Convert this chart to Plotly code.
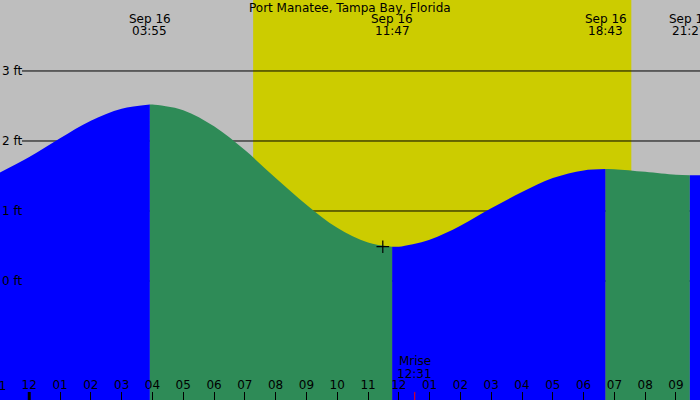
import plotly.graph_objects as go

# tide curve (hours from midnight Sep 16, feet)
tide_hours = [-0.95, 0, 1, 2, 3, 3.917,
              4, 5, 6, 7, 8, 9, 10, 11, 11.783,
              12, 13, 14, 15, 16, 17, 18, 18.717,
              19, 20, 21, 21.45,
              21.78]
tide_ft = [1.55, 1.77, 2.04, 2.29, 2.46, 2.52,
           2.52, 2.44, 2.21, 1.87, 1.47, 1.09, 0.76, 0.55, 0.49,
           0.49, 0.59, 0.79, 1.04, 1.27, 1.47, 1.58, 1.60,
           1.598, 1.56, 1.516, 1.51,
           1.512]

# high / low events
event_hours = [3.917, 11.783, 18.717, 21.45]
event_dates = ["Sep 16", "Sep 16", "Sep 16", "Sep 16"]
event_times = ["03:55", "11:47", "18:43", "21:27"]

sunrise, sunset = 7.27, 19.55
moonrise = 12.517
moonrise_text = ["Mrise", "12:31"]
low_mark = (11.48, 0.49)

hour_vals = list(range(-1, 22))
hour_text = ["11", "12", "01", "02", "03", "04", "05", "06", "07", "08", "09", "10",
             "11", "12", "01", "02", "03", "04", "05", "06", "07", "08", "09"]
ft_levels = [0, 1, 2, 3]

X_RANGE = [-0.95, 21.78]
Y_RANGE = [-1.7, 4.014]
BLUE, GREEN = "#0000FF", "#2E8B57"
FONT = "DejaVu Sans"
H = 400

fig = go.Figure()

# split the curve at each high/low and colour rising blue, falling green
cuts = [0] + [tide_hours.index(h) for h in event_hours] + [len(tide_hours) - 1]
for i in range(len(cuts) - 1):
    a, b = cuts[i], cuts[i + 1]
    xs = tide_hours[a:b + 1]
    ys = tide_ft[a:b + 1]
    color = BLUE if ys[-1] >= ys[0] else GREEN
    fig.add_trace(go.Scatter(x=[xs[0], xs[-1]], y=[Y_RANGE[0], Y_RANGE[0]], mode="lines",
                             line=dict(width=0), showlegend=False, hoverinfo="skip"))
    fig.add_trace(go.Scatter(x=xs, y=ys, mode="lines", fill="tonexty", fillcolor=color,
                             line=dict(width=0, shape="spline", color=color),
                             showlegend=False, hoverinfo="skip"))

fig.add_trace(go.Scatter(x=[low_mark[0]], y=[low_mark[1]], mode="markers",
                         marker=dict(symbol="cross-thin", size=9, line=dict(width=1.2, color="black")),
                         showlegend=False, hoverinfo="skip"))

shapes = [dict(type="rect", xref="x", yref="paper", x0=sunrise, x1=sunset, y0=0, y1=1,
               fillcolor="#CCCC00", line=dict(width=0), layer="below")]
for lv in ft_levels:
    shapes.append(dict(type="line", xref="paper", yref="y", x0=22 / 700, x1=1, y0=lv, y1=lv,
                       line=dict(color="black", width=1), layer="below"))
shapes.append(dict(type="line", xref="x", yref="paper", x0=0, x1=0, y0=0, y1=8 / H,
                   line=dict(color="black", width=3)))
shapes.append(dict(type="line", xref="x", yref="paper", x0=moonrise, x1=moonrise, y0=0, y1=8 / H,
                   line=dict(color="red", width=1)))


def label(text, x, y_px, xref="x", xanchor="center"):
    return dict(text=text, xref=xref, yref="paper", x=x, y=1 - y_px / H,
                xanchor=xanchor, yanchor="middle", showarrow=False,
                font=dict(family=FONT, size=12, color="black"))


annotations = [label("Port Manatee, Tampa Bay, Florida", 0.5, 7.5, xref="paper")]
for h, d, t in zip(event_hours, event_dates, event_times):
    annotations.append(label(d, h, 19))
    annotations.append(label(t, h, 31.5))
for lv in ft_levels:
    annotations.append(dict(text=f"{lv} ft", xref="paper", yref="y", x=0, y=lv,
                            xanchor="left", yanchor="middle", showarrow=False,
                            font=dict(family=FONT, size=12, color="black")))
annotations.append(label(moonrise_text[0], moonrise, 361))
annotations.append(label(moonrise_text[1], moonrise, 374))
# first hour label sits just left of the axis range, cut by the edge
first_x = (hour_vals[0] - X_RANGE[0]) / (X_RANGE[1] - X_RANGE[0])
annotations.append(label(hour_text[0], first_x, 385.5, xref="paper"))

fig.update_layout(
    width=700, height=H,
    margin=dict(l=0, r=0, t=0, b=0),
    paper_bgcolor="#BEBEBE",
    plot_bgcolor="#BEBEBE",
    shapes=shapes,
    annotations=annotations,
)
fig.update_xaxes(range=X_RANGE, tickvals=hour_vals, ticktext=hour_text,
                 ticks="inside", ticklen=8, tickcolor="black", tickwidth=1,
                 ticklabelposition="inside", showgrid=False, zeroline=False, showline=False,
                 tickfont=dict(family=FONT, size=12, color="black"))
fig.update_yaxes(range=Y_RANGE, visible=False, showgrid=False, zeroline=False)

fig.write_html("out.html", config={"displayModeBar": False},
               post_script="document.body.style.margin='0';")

● Exercise aim
Return a copy of every line that includes the word "chart".

● Solved problem
Convert this chart to Plotly code.

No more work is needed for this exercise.